## Dataset excerpt
■ ■ ■ ■
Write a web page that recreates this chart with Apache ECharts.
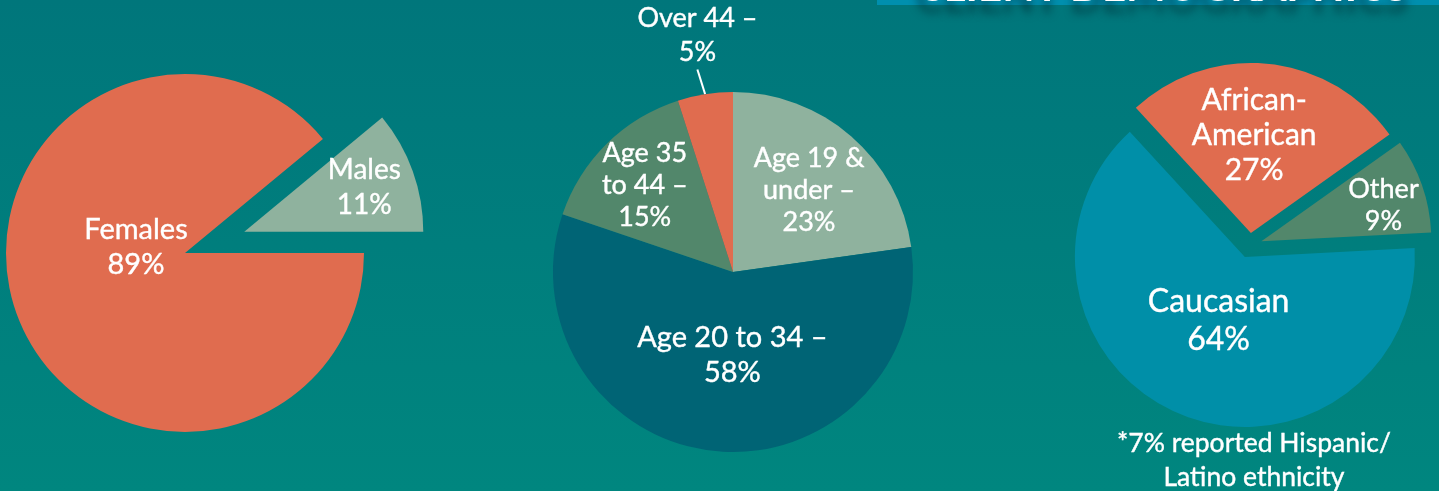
<!DOCTYPE html>
<html><head><meta charset="utf-8">
<script src="https://cdn.jsdelivr.net/npm/echarts@6/dist/echarts.min.js"></script>
<style>html,body{margin:0;padding:0;overflow:hidden}#c{width:1439px;height:491px}</style>
</head><body><div id="c"></div>
<script>
// ---- data ----
const genderNames = ['Males', 'Females'];
const genderValues = [11, 89];
const ageNames = ['Age 19 &\nunder –', 'Age 20 to 34 –', 'Age 35\nto 44 –', 'Over 44 –'];
const ageValues = [23, 58, 15, 5];
const raceNames = ['African-\nAmerican', 'Other', 'Caucasian'];
const raceValues = [27, 9, 64];
const footnoteText = '*7% reported Hispanic/\nLatino ethnicity';
const titleText = 'CLIENT DEMOGRAPHICS';

// ---- styles ----
const COL = {orange:'#e06c4f', sage:'#8fb29e', navy:'#006475', green:'#52876b', blue:'#008fa8'};
const genderColors = [COL.sage, COL.orange];
const ageColors = [COL.sage, COL.navy, COL.green, COL.orange];
const raceColors = [COL.orange, COL.green, COL.blue];
const genderFont = [[28,35],[29,35]];
const ageFont = [[27,32],[29,35],[27,32],[27,34]];
const raceFont = [[30,35],[27,32],[32,38]];
// label nudges (dx, dy) relative to default inside position
const genderNudge = [[33,-13],[38,-37]];
const ageNudge = [[15,-12],[8,-9],[-23,-20],null];
const raceNudge = [[-6,-10],[39,-7],[7,-18]];

function items(names, values, colors, fonts, selectedAll, selIdx){
  return names.map((n,i)=>({
    name:n, value:values[i],
    selected: selectedAll || i===selIdx,
    itemStyle:{color:colors[i]},
    label:{fontSize:fonts[i][0], lineHeight:fonts[i][1]}
  }));
}
function nudger(nudges){
  return function(p){
    const d = nudges[p.dataIndex];
    if (d) return {dx:d[0], dy:d[1]};
    const pts = p.labelLinePoints;
    if (pts) {
      const e = pts[pts.length-1];
      return {x:e[0]-4, y:e[1]-1, align:'center', verticalAlign:'bottom'};
    }
    return {};
  };
}
const baseLabel = {show:true, position:'inside', color:'#fff', fontFamily:'Lato', formatter:'{b}\n{c}%',
  textBorderColor:'#fff', textBorderWidth:0.4};
const common = {type:'pie', animation:false, avoidLabelOverlap:false, selectedMode:'multiple',
  emphasis:{disabled:true}, labelLine:{show:false}, label:baseLabel};

const ageData = items(ageNames, ageValues, ageColors, ageFont, false, -1);
ageData[3].label = Object.assign({}, ageData[3].label, {position:'outside'});
ageData[3].labelLine = {show:true, length:24, length2:0, lineStyle:{color:'#fff', width:2}};

const option = {
  backgroundColor: new echarts.graphic.LinearGradient(0,0,0,1,[{offset:0,color:'#00767b'},{offset:1,color:'#00867f'}]),
  animation:false,
  series:[
    Object.assign({}, common, {center:[185,253], radius:179, startAngle:39.6, selectedOffset:63,
      data: items(genderNames, genderValues, genderColors, genderFont, false, 0),
      labelLayout: nudger(genderNudge)}),
    Object.assign({}, common, {center:[733,272], radius:180, startAngle:90, selectedMode:false,
      data: ageData, labelLayout: nudger(ageNudge)}),
    Object.assign({}, common, {center:[1249.6,245.4], radius:170, startAngle:132.6, selectedOffset:12.5,
      data: items(raceNames, raceValues, raceColors, raceFont, true, -1),
      labelLayout: nudger(raceNudge)})
  ],
  graphic:[
    {type:'rect', silent:true, shape:{x:877, y:-60, width:620, height:65}, style:{fill:'#008fae'}},
    {type:'text', silent:true, x:1162, y:8, style:{text:titleText, fill:'#fff', font:'bold 42px Lato',
      align:'center', verticalAlign:'bottom', textShadowColor:'rgba(0,40,50,0.55)', textShadowBlur:8, textShadowOffsetY:12}},
    {type:'text', silent:true, x:1254, y:460, style:{text:footnoteText, fill:'#fff', font:'26.5px Lato',
      lineHeight:34, align:'center', verticalAlign:'middle', stroke:'#fff', lineWidth:0.4}}
  ]
};
const chart = echarts.init(document.getElementById('c'));
chart.setOption(option);
</script></body></html>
■ ■ ■ ■
## Problem description
Begin at the first line of the data above and repeat each line exactly, stopping after the line containing "const raceNudge = [[-6,-10],[39,-7],[7,-18]];". Omit the pictures.

## Response below
Write a web page that recreates this chart with Apache ECharts.
<!DOCTYPE html>
<html><head><meta charset="utf-8">
<script src="https://cdn.jsdelivr.net/npm/echarts@6/dist/echarts.min.js"></script>
<style>html,body{margin:0;padding:0;overflow:hidden}#c{width:1439px;height:491px}</style>
</head><body><div id="c"></div>
<script>
// ---- data ----
const genderNames = ['Males', 'Females'];
const genderValues = [11, 89];
const ageNames = ['Age 19 &\nunder –', 'Age 20 to 34 –', 'Age 35\nto 44 –', 'Over 44 –'];
const ageValues = [23, 58, 15, 5];
const raceNames = ['African-\nAmerican', 'Other', 'Caucasian'];
const raceValues = [27, 9, 64];
const footnoteText = '*7% reported Hispanic/\nLatino ethnicity';
const titleText = 'CLIENT DEMOGRAPHICS';

// ---- styles ----
const COL = {orange:'#e06c4f', sage:'#8fb29e', navy:'#006475', green:'#52876b', blue:'#008fa8'};
const genderColors = [COL.sage, COL.orange];
const ageColors = [COL.sage, COL.navy, COL.green, COL.orange];
const raceColors = [COL.orange, COL.green, COL.blue];
const genderFont = [[28,35],[29,35]];
const ageFont = [[27,32],[29,35],[27,32],[27,34]];
const raceFont = [[30,35],[27,32],[32,38]];
// label nudges (dx, dy) relative to default inside position
const genderNudge = [[33,-13],[38,-37]];
const ageNudge = [[15,-12],[8,-9],[-23,-20],null];
const raceNudge = [[-6,-10],[39,-7],[7,-18]];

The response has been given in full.